→ TASK BRIEF: All of the lines below are to be transcribed faithfully, with pictures excluded from the copy.

→ GIVEN INFORMATION:
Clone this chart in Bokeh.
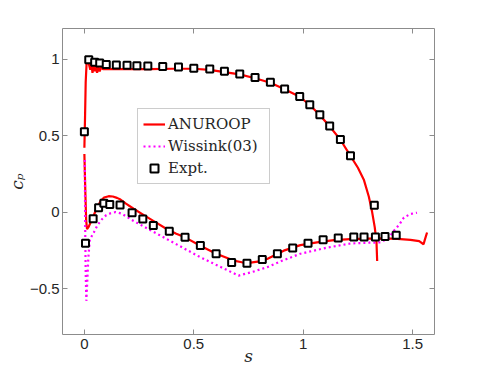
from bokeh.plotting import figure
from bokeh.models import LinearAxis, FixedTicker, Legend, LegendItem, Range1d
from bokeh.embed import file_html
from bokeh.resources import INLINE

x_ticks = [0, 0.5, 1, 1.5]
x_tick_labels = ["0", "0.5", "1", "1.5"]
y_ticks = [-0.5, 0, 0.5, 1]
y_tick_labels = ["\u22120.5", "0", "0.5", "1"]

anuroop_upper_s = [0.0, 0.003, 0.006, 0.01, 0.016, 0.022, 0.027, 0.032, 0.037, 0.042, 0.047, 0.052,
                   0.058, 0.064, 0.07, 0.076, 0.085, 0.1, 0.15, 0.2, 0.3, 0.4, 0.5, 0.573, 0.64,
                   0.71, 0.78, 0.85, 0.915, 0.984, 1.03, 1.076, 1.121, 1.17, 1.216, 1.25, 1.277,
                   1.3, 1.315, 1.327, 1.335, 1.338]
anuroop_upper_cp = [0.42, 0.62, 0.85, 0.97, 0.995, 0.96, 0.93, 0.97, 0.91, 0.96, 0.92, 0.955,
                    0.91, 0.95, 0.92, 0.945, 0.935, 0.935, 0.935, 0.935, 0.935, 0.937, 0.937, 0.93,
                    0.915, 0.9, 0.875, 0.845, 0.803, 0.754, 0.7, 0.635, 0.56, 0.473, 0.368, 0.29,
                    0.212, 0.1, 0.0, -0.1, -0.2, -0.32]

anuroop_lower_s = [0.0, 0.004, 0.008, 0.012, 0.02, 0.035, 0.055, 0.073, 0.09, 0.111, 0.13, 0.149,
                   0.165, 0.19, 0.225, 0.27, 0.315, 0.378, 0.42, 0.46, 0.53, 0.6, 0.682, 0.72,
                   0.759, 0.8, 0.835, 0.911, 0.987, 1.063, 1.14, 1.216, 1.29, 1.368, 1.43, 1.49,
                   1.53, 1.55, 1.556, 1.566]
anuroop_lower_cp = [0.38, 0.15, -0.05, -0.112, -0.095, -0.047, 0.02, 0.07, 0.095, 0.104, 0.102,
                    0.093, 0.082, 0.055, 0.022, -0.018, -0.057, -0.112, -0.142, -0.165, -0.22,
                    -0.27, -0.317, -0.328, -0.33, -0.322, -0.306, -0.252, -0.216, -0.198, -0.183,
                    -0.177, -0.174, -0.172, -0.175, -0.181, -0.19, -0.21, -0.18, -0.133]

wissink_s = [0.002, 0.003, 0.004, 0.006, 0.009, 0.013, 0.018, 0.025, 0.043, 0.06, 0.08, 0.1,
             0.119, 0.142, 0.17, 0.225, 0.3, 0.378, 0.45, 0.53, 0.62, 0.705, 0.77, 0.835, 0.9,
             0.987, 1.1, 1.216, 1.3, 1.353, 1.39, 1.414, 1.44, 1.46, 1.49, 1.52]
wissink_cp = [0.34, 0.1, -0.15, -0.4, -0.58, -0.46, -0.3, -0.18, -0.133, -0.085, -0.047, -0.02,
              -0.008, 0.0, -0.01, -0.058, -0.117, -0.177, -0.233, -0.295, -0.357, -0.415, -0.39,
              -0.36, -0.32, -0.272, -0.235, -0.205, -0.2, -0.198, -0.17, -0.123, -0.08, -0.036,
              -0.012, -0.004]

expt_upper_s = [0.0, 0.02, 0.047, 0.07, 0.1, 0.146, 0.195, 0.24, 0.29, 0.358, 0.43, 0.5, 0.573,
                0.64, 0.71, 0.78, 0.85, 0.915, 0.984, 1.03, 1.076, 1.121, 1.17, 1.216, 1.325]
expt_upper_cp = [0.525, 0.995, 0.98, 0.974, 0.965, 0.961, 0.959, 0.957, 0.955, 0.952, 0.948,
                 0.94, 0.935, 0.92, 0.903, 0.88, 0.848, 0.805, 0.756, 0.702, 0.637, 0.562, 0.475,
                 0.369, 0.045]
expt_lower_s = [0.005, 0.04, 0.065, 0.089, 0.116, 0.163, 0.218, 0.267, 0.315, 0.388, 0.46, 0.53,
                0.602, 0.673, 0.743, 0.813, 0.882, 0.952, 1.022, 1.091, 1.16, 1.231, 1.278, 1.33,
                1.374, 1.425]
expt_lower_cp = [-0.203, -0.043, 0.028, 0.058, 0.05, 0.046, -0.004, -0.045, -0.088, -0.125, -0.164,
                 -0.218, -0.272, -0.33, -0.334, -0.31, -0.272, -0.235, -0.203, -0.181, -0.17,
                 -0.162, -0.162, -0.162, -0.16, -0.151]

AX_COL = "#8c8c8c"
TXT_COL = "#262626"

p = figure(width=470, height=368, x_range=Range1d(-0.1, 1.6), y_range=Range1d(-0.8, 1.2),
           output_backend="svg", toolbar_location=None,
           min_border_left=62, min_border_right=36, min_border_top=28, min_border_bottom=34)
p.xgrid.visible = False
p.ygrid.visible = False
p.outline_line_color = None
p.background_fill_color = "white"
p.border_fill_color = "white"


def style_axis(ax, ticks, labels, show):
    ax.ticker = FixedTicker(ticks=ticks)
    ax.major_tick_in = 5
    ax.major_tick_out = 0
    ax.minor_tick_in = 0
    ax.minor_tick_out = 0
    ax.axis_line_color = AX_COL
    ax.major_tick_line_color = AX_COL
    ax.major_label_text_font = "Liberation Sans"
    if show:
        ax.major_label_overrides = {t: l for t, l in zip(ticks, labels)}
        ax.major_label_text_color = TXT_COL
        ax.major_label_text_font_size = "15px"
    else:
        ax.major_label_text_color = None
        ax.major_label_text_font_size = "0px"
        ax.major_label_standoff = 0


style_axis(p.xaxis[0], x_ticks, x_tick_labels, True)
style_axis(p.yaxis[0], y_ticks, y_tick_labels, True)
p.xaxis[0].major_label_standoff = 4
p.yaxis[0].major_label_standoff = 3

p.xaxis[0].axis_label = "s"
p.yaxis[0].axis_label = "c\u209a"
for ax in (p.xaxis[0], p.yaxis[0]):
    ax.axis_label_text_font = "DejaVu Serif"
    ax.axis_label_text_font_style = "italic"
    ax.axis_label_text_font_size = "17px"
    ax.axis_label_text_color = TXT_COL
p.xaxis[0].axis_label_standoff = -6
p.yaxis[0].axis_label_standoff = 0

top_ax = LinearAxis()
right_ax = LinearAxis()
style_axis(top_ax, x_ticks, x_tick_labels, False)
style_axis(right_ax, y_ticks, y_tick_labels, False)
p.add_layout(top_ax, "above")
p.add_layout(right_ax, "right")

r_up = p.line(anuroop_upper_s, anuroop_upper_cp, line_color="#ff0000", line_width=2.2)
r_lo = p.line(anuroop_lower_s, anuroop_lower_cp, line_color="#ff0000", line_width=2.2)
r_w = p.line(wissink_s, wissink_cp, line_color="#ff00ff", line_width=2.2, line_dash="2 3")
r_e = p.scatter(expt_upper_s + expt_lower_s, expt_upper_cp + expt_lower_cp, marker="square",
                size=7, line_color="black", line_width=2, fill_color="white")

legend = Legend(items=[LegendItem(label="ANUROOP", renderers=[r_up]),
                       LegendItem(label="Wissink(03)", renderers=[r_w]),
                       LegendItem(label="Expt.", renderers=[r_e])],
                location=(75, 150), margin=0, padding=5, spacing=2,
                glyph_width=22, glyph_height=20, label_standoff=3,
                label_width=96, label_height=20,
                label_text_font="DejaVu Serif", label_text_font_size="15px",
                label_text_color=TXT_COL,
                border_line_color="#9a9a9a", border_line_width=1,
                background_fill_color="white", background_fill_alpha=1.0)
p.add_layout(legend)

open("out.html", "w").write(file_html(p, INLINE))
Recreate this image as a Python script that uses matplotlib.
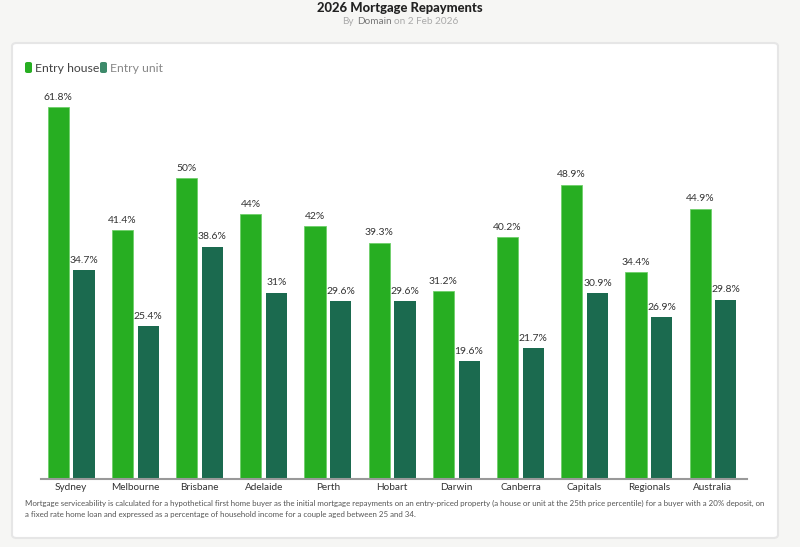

→ SOLUTION BELOW:
Clone this chart in Bokeh.
from bokeh.plotting import figure
from bokeh.models import LinearAxis, FixedTicker, Legend, LegendItem, Range1d
from bokeh.embed import file_html
from bokeh.resources import INLINE

x_ticks = [0, 0.5, 1, 1.5]
x_tick_labels = ["0", "0.5", "1", "1.5"]
y_ticks = [-0.5, 0, 0.5, 1]
y_tick_labels = ["\u22120.5", "0", "0.5", "1"]

anuroop_upper_s = [0.0, 0.003, 0.006, 0.01, 0.016, 0.022, 0.027, 0.032, 0.037, 0.042, 0.047, 0.052,
                   0.058, 0.064, 0.07, 0.076, 0.085, 0.1, 0.15, 0.2, 0.3, 0.4, 0.5, 0.573, 0.64,
                   0.71, 0.78, 0.85, 0.915, 0.984, 1.03, 1.076, 1.121, 1.17, 1.216, 1.25, 1.277,
                   1.3, 1.315, 1.327, 1.335, 1.338]
anuroop_upper_cp = [0.42, 0.62, 0.85, 0.97, 0.995, 0.96, 0.93, 0.97, 0.91, 0.96, 0.92, 0.955,
                    0.91, 0.95, 0.92, 0.945, 0.935, 0.935, 0.935, 0.935, 0.935, 0.937, 0.937, 0.93,
                    0.915, 0.9, 0.875, 0.845, 0.803, 0.754, 0.7, 0.635, 0.56, 0.473, 0.368, 0.29,
                    0.212, 0.1, 0.0, -0.1, -0.2, -0.32]

anuroop_lower_s = [0.0, 0.004, 0.008, 0.012, 0.02, 0.035, 0.055, 0.073, 0.09, 0.111, 0.13, 0.149,
                   0.165, 0.19, 0.225, 0.27, 0.315, 0.378, 0.42, 0.46, 0.53, 0.6, 0.682, 0.72,
                   0.759, 0.8, 0.835, 0.911, 0.987, 1.063, 1.14, 1.216, 1.29, 1.368, 1.43, 1.49,
                   1.53, 1.55, 1.556, 1.566]
anuroop_lower_cp = [0.38, 0.15, -0.05, -0.112, -0.095, -0.047, 0.02, 0.07, 0.095, 0.104, 0.102,
                    0.093, 0.082, 0.055, 0.022, -0.018, -0.057, -0.112, -0.142, -0.165, -0.22,
                    -0.27, -0.317, -0.328, -0.33, -0.322, -0.306, -0.252, -0.216, -0.198, -0.183,
                    -0.177, -0.174, -0.172, -0.175, -0.181, -0.19, -0.21, -0.18, -0.133]

wissink_s = [0.002, 0.003, 0.004, 0.006, 0.009, 0.013, 0.018, 0.025, 0.043, 0.06, 0.08, 0.1,
             0.119, 0.142, 0.17, 0.225, 0.3, 0.378, 0.45, 0.53, 0.62, 0.705, 0.77, 0.835, 0.9,
             0.987, 1.1, 1.216, 1.3, 1.353, 1.39, 1.414, 1.44, 1.46, 1.49, 1.52]
wissink_cp = [0.34, 0.1, -0.15, -0.4, -0.58, -0.46, -0.3, -0.18, -0.133, -0.085, -0.047, -0.02,
              -0.008, 0.0, -0.01, -0.058, -0.117, -0.177, -0.233, -0.295, -0.357, -0.415, -0.39,
              -0.36, -0.32, -0.272, -0.235, -0.205, -0.2, -0.198, -0.17, -0.123, -0.08, -0.036,
              -0.012, -0.004]

expt_upper_s = [0.0, 0.02, 0.047, 0.07, 0.1, 0.146, 0.195, 0.24, 0.29, 0.358, 0.43, 0.5, 0.573,
                0.64, 0.71, 0.78, 0.85, 0.915, 0.984, 1.03, 1.076, 1.121, 1.17, 1.216, 1.325]
expt_upper_cp = [0.525, 0.995, 0.98, 0.974, 0.965, 0.961, 0.959, 0.957, 0.955, 0.952, 0.948,
                 0.94, 0.935, 0.92, 0.903, 0.88, 0.848, 0.805, 0.756, 0.702, 0.637, 0.562, 0.475,
                 0.369, 0.045]
expt_lower_s = [0.005, 0.04, 0.065, 0.089, 0.116, 0.163, 0.218, 0.267, 0.315, 0.388, 0.46, 0.53,
                0.602, 0.673, 0.743, 0.813, 0.882, 0.952, 1.022, 1.091, 1.16, 1.231, 1.278, 1.33,
                1.374, 1.425]
expt_lower_cp = [-0.203, -0.043, 0.028, 0.058, 0.05, 0.046, -0.004, -0.045, -0.088, -0.125, -0.164,
                 -0.218, -0.272, -0.33, -0.334, -0.31, -0.272, -0.235, -0.203, -0.181, -0.17,
                 -0.162, -0.162, -0.162, -0.16, -0.151]

AX_COL = "#8c8c8c"
TXT_COL = "#262626"

p = figure(width=470, height=368, x_range=Range1d(-0.1, 1.6), y_range=Range1d(-0.8, 1.2),
           output_backend="svg", toolbar_location=None,
           min_border_left=62, min_border_right=36, min_border_top=28, min_border_bottom=34)
p.xgrid.visible = False
p.ygrid.visible = False
p.outline_line_color = None
p.background_fill_color = "white"
p.border_fill_color = "white"


def style_axis(ax, ticks, labels, show):
    ax.ticker = FixedTicker(ticks=ticks)
    ax.major_tick_in = 5
    ax.major_tick_out = 0
    ax.minor_tick_in = 0
    ax.minor_tick_out = 0
    ax.axis_line_color = AX_COL
    ax.major_tick_line_color = AX_COL
    ax.major_label_text_font = "Liberation Sans"
    if show:
        ax.major_label_overrides = {t: l for t, l in zip(ticks, labels)}
        ax.major_label_text_color = TXT_COL
        ax.major_label_text_font_size = "15px"
    else:
        ax.major_label_text_color = None
        ax.major_label_text_font_size = "0px"
        ax.major_label_standoff = 0


style_axis(p.xaxis[0], x_ticks, x_tick_labels, True)
style_axis(p.yaxis[0], y_ticks, y_tick_labels, True)
p.xaxis[0].major_label_standoff = 4
p.yaxis[0].major_label_standoff = 3

p.xaxis[0].axis_label = "s"
p.yaxis[0].axis_label = "c\u209a"
for ax in (p.xaxis[0], p.yaxis[0]):
    ax.axis_label_text_font = "DejaVu Serif"
    ax.axis_label_text_font_style = "italic"
    ax.axis_label_text_font_size = "17px"
    ax.axis_label_text_color = TXT_COL
p.xaxis[0].axis_label_standoff = -6
p.yaxis[0].axis_label_standoff = 0

top_ax = LinearAxis()
right_ax = LinearAxis()
style_axis(top_ax, x_ticks, x_tick_labels, False)
style_axis(right_ax, y_ticks, y_tick_labels, False)
p.add_layout(top_ax, "above")
p.add_layout(right_ax, "right")

r_up = p.line(anuroop_upper_s, anuroop_upper_cp, line_color="#ff0000", line_width=2.2)
r_lo = p.line(anuroop_lower_s, anuroop_lower_cp, line_color="#ff0000", line_width=2.2)
r_w = p.line(wissink_s, wissink_cp, line_color="#ff00ff", line_width=2.2, line_dash="2 3")
r_e = p.scatter(expt_upper_s + expt_lower_s, expt_upper_cp + expt_lower_cp, marker="square",
                size=7, line_color="black", line_width=2, fill_color="white")

legend = Legend(items=[LegendItem(label="ANUROOP", renderers=[r_up]),
                       LegendItem(label="Wissink(03)", renderers=[r_w]),
                       LegendItem(label="Expt.", renderers=[r_e])],
                location=(75, 150), margin=0, padding=5, spacing=2,
                glyph_width=22, glyph_height=20, label_standoff=3,
                label_width=96, label_height=20,
                label_text_font="DejaVu Serif", label_text_font_size="15px",
                label_text_color=TXT_COL,
                border_line_color="#9a9a9a", border_line_width=1,
                background_fill_color="white", background_fill_alpha=1.0)
p.add_layout(legend)

open("out.html", "w").write(file_html(p, INLINE))
Recreate this image as a Python script that uses matplotlib.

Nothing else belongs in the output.